>> START Dataset section
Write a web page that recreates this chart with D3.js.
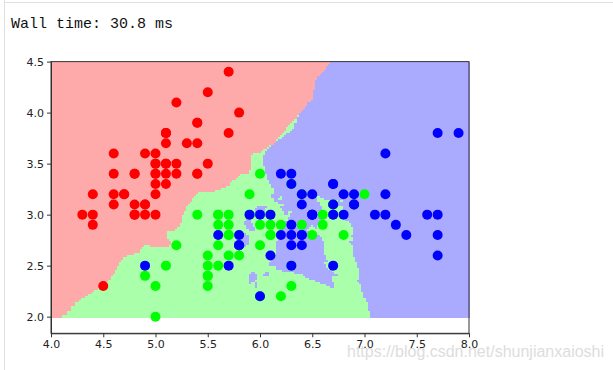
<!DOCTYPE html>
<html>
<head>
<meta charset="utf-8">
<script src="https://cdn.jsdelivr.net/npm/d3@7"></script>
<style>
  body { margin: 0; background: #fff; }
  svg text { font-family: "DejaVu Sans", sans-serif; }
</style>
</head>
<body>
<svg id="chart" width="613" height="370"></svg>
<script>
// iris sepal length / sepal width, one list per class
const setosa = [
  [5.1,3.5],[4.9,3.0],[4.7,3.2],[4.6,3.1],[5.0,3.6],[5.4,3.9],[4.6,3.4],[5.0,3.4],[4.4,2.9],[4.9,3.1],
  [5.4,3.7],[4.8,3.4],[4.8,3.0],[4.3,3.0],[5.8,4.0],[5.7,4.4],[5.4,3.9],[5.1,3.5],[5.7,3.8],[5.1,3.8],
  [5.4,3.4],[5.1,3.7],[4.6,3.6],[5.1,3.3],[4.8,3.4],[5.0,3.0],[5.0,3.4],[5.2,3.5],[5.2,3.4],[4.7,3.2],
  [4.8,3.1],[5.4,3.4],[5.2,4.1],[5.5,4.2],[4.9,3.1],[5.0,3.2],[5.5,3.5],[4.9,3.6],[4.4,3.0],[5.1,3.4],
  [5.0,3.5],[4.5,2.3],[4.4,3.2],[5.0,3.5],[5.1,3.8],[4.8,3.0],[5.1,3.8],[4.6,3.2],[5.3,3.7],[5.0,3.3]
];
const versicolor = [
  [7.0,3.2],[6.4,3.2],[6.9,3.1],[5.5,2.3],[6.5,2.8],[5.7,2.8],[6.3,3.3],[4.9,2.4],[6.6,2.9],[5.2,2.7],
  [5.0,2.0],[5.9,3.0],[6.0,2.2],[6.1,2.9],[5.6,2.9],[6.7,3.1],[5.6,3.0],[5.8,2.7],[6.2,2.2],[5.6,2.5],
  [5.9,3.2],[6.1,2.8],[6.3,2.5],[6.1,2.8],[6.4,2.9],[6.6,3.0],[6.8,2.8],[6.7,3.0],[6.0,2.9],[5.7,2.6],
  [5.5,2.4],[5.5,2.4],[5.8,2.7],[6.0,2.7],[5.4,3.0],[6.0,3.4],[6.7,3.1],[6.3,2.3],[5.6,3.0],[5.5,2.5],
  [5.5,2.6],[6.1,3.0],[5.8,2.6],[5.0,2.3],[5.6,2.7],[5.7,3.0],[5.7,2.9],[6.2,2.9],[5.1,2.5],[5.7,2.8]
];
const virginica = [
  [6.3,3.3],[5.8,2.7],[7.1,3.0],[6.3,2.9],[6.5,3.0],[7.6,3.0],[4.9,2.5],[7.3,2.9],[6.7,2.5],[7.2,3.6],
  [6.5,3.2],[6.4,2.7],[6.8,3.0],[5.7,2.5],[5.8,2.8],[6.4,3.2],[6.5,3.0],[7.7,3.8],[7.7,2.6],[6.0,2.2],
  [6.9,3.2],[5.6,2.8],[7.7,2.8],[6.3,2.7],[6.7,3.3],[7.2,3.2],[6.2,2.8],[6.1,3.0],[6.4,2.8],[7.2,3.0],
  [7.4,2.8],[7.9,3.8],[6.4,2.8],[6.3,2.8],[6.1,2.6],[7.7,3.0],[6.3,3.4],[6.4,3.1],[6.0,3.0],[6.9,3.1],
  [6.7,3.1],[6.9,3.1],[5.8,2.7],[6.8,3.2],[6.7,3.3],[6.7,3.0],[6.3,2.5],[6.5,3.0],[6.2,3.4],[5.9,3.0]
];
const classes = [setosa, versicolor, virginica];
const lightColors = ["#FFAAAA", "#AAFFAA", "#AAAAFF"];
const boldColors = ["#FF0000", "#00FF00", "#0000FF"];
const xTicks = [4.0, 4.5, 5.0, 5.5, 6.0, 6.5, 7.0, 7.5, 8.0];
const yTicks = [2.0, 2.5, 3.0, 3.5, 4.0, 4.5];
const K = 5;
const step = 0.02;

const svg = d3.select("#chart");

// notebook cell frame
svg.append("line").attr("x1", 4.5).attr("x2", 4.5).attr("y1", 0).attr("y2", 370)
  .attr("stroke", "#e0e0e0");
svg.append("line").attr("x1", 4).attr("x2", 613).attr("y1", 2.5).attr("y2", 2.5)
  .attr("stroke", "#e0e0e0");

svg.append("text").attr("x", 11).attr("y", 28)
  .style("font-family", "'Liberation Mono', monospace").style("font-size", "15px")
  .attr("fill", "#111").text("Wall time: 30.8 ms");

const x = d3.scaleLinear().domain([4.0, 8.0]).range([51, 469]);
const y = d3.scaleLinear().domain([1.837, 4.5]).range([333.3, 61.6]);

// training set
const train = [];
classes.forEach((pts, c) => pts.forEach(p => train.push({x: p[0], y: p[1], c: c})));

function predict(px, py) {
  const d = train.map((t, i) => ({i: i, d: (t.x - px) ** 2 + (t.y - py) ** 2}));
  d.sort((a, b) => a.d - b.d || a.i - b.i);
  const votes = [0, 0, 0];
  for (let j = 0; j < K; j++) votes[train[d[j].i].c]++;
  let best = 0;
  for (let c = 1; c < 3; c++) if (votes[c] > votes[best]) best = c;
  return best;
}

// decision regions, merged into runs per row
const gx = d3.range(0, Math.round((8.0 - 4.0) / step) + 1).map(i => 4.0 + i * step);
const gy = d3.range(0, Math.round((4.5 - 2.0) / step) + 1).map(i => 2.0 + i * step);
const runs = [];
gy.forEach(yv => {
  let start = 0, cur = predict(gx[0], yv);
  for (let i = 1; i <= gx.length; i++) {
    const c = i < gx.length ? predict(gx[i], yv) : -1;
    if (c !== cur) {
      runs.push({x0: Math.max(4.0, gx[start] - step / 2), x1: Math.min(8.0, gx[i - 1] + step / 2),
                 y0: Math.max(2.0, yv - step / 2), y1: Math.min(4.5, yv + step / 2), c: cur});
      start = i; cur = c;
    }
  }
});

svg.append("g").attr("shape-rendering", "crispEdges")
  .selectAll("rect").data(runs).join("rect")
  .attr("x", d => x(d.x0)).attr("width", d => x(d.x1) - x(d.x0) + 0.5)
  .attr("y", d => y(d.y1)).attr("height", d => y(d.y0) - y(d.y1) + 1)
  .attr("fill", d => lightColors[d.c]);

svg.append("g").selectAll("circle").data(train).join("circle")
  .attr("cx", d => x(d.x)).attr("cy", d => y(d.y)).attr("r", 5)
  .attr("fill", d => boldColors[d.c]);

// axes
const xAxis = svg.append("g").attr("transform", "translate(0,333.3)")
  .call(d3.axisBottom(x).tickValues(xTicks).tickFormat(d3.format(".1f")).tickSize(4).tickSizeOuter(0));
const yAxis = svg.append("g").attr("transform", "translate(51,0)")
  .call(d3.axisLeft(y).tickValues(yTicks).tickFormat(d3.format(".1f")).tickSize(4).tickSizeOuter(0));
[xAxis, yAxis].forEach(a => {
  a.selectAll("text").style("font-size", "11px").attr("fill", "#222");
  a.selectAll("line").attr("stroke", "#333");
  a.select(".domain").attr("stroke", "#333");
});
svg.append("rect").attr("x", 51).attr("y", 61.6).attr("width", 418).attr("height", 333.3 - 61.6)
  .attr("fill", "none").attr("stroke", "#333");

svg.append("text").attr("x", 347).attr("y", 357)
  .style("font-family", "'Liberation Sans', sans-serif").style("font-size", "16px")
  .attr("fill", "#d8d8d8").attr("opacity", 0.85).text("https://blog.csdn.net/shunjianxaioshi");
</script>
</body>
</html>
>> END Dataset section
**Exercise:**
Write out again every line above exactly as given; the pictures do not belong in the copy.

**Task response:**
Write a web page that recreates this chart with D3.js.
<!DOCTYPE html>
<html>
<head>
<meta charset="utf-8">
<script src="https://cdn.jsdelivr.net/npm/d3@7"></script>
<style>
  body { margin: 0; background: #fff; }
  svg text { font-family: "DejaVu Sans", sans-serif; }
</style>
</head>
<body>
<svg id="chart" width="613" height="370"></svg>
<script>
// iris sepal length / sepal width, one list per class
const setosa = [
  [5.1,3.5],[4.9,3.0],[4.7,3.2],[4.6,3.1],[5.0,3.6],[5.4,3.9],[4.6,3.4],[5.0,3.4],[4.4,2.9],[4.9,3.1],
  [5.4,3.7],[4.8,3.4],[4.8,3.0],[4.3,3.0],[5.8,4.0],[5.7,4.4],[5.4,3.9],[5.1,3.5],[5.7,3.8],[5.1,3.8],
  [5.4,3.4],[5.1,3.7],[4.6,3.6],[5.1,3.3],[4.8,3.4],[5.0,3.0],[5.0,3.4],[5.2,3.5],[5.2,3.4],[4.7,3.2],
  [4.8,3.1],[5.4,3.4],[5.2,4.1],[5.5,4.2],[4.9,3.1],[5.0,3.2],[5.5,3.5],[4.9,3.6],[4.4,3.0],[5.1,3.4],
  [5.0,3.5],[4.5,2.3],[4.4,3.2],[5.0,3.5],[5.1,3.8],[4.8,3.0],[5.1,3.8],[4.6,3.2],[5.3,3.7],[5.0,3.3]
];
const versicolor = [
  [7.0,3.2],[6.4,3.2],[6.9,3.1],[5.5,2.3],[6.5,2.8],[5.7,2.8],[6.3,3.3],[4.9,2.4],[6.6,2.9],[5.2,2.7],
  [5.0,2.0],[5.9,3.0],[6.0,2.2],[6.1,2.9],[5.6,2.9],[6.7,3.1],[5.6,3.0],[5.8,2.7],[6.2,2.2],[5.6,2.5],
  [5.9,3.2],[6.1,2.8],[6.3,2.5],[6.1,2.8],[6.4,2.9],[6.6,3.0],[6.8,2.8],[6.7,3.0],[6.0,2.9],[5.7,2.6],
  [5.5,2.4],[5.5,2.4],[5.8,2.7],[6.0,2.7],[5.4,3.0],[6.0,3.4],[6.7,3.1],[6.3,2.3],[5.6,3.0],[5.5,2.5],
  [5.5,2.6],[6.1,3.0],[5.8,2.6],[5.0,2.3],[5.6,2.7],[5.7,3.0],[5.7,2.9],[6.2,2.9],[5.1,2.5],[5.7,2.8]
];
const virginica = [
  [6.3,3.3],[5.8,2.7],[7.1,3.0],[6.3,2.9],[6.5,3.0],[7.6,3.0],[4.9,2.5],[7.3,2.9],[6.7,2.5],[7.2,3.6],
  [6.5,3.2],[6.4,2.7],[6.8,3.0],[5.7,2.5],[5.8,2.8],[6.4,3.2],[6.5,3.0],[7.7,3.8],[7.7,2.6],[6.0,2.2],
  [6.9,3.2],[5.6,2.8],[7.7,2.8],[6.3,2.7],[6.7,3.3],[7.2,3.2],[6.2,2.8],[6.1,3.0],[6.4,2.8],[7.2,3.0],
  [7.4,2.8],[7.9,3.8],[6.4,2.8],[6.3,2.8],[6.1,2.6],[7.7,3.0],[6.3,3.4],[6.4,3.1],[6.0,3.0],[6.9,3.1],
  [6.7,3.1],[6.9,3.1],[5.8,2.7],[6.8,3.2],[6.7,3.3],[6.7,3.0],[6.3,2.5],[6.5,3.0],[6.2,3.4],[5.9,3.0]
];
const classes = [setosa, versicolor, virginica];
const lightColors = ["#FFAAAA", "#AAFFAA", "#AAAAFF"];
const boldColors = ["#FF0000", "#00FF00", "#0000FF"];
const xTicks = [4.0, 4.5, 5.0, 5.5, 6.0, 6.5, 7.0, 7.5, 8.0];
const yTicks = [2.0, 2.5, 3.0, 3.5, 4.0, 4.5];
const K = 5;
const step = 0.02;

const svg = d3.select("#chart");

// notebook cell frame
svg.append("line").attr("x1", 4.5).attr("x2", 4.5).attr("y1", 0).attr("y2", 370)
  .attr("stroke", "#e0e0e0");
svg.append("line").attr("x1", 4).attr("x2", 613).attr("y1", 2.5).attr("y2", 2.5)
  .attr("stroke", "#e0e0e0");

svg.append("text").attr("x", 11).attr("y", 28)
  .style("font-family", "'Liberation Mono', monospace").style("font-size", "15px")
  .attr("fill", "#111").text("Wall time: 30.8 ms");

const x = d3.scaleLinear().domain([4.0, 8.0]).range([51, 469]);
const y = d3.scaleLinear().domain([1.837, 4.5]).range([333.3, 61.6]);

// training set
const train = [];
classes.forEach((pts, c) => pts.forEach(p => train.push({x: p[0], y: p[1], c: c})));

function predict(px, py) {
  const d = train.map((t, i) => ({i: i, d: (t.x - px) ** 2 + (t.y - py) ** 2}));
  d.sort((a, b) => a.d - b.d || a.i - b.i);
  const votes = [0, 0, 0];
  for (let j = 0; j < K; j++) votes[train[d[j].i].c]++;
  let best = 0;
  for (let c = 1; c < 3; c++) if (votes[c] > votes[best]) best = c;
  return best;
}

// decision regions, merged into runs per row
const gx = d3.range(0, Math.round((8.0 - 4.0) / step) + 1).map(i => 4.0 + i * step);
const gy = d3.range(0, Math.round((4.5 - 2.0) / step) + 1).map(i => 2.0 + i * step);
const runs = [];
gy.forEach(yv => {
  let start = 0, cur = predict(gx[0], yv);
  for (let i = 1; i <= gx.length; i++) {
    const c = i < gx.length ? predict(gx[i], yv) : -1;
    if (c !== cur) {
      runs.push({x0: Math.max(4.0, gx[start] - step / 2), x1: Math.min(8.0, gx[i - 1] + step / 2),
                 y0: Math.max(2.0, yv - step / 2), y1: Math.min(4.5, yv + step / 2), c: cur});
      start = i; cur = c;
    }
  }
});

svg.append("g").attr("shape-rendering", "crispEdges")
  .selectAll("rect").data(runs).join("rect")
  .attr("x", d => x(d.x0)).attr("width", d => x(d.x1) - x(d.x0) + 0.5)
  .attr("y", d => y(d.y1)).attr("height", d => y(d.y0) - y(d.y1) + 1)
  .attr("fill", d => lightColors[d.c]);

svg.append("g").selectAll("circle").data(train).join("circle")
  .attr("cx", d => x(d.x)).attr("cy", d => y(d.y)).attr("r", 5)
  .attr("fill", d => boldColors[d.c]);

// axes
const xAxis = svg.append("g").attr("transform", "translate(0,333.3)")
  .call(d3.axisBottom(x).tickValues(xTicks).tickFormat(d3.format(".1f")).tickSize(4).tickSizeOuter(0));
const yAxis = svg.append("g").attr("transform", "translate(51,0)")
  .call(d3.axisLeft(y).tickValues(yTicks).tickFormat(d3.format(".1f")).tickSize(4).tickSizeOuter(0));
[xAxis, yAxis].forEach(a => {
  a.selectAll("text").style("font-size", "11px").attr("fill", "#222");
  a.selectAll("line").attr("stroke", "#333");
  a.select(".domain").attr("stroke", "#333");
});
svg.append("rect").attr("x", 51).attr("y", 61.6).attr("width", 418).attr("height", 333.3 - 61.6)
  .attr("fill", "none").attr("stroke", "#333");

svg.append("text").attr("x", 347).attr("y", 357)
  .style("font-family", "'Liberation Sans', sans-serif").style("font-size", "16px")
  .attr("fill", "#d8d8d8").attr("opacity", 0.85).text("https://blog.csdn.net/shunjianxaioshi");
</script>
</body>
</html>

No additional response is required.